The News Journal then sent an open records request to Phelps that same day, which stated in part, “Pursuant to the Kentucky Open Records Act, the News Journal is requesting a copy of records relating to restaurants in Whitley County with employees diagnosed with Hepatitis A since July 1, 2017. We are requesting copies of documents regarding employees diagnosed with Hepatitis A at any Whitley County restaurants. Please do not redact the name of the restaurant, the restaurant’s address or the date the restaurant was confirmed to have an employee with Hepatitis A.”
Phelps responded to the request on Dec. 10, but declined to release any of the requested documents or information stating in part that it was prohibited due to HIPPA (Health Insurance Portability and Accountability Act).

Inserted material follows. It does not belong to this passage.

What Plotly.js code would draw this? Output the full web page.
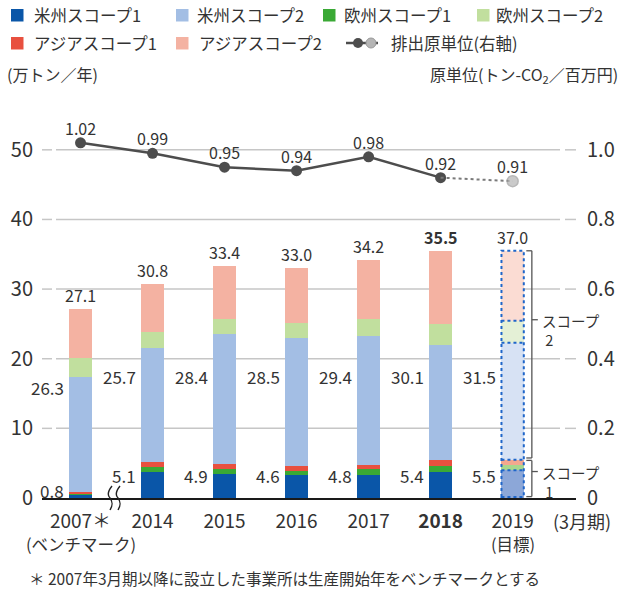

“Thank you for your open records request regarding Hepatitis A in restaurant workers in Whitley County. As I stated before we do not have an open violation on any restaurant at this time in regards to a Hepatitis A (case) nor have we had any open violations in the past. The Whitley County Health Department environmentalist, our disease surveillance nurse and myself discuss Hepatitis A cases that report food service employment and we have not had a case that meets the criteria to deem it necessary to report a particular restaurant. As far as any information regarding individuals working in particular restaurants, those records cannot be released due to HIPAA,” she wrote.
The News Journal’s request did not ask for the names of employees diagnosed with Hepatitis A.
What is Hepatitis A?
Hepatitis A is a highly contagious liver infection caused by the hepatitis A virus. The virus is one of several types of hepatitis viruses that cause inflammation and affect your liver’s ability to function.
Practicing good hygiene, including washing hands frequently with soap and water and vaccination for Hepatitis A are the best ways to protect against hepatitis A. Hepatitis A vaccine is available at the local health department, physician offices and pharmacies.
Hepatitis A signs and symptoms: sudden onset of fatigue, nausea and vomiting, abdominal pain or discomfort, especially on the upper right side beneath your lower ribs (by your liver), clay-colored bowel movements, loss of appetite, low-grade fever, dark urine, yellowing of the skin and the whites of your eyes (jaundice). These symptoms may be relatively mild and go away in a few weeks. Sometimes, however, hepatitis A infection results in a severe illness that lasts several months.
Hepatitis A usually spreads when a person unknowingly ingests the virus from objects, food or drinks contaminated by small, undetected amounts of stool from an infected person. The virus spreads when an infected person does not wash their hands adequately after using the toilet or engages in high-risk behaviors.
Here are some of the specific ways the hepatitis A virus can spread:
• Eating food handled by someone with the virus who doesn’t thoroughly wash his or her hands after using the toilet
• Drinking contaminated water
• Eating raw shellfish from water polluted with sewage
• Being in close contact with a person who’s infected — even if that person has no signs or symptoms
• Having sex with someone who has the virus
Social media reaction
As of 1:30 p.m. Friday, the health department had 37 comments on its Facebook page, many of which were critical of the agency’s handling of the information.
“A little bit late warning the public considering its December,” Jodi Shelley wrote.
“Thanks for the PSA, after the unpublished multiple exposures to patrons of these restaurants. You had one job…” Carrie Davis wrote.
“Low risk or not it’s nice to be aware,” Lisa Smith wrote.
Not all the comments were negative.
“Thank you for the informative post. I believe many people don’t know what a lot of these illnesses are, or how they’re transmitted,” Kimberly Branham wrote.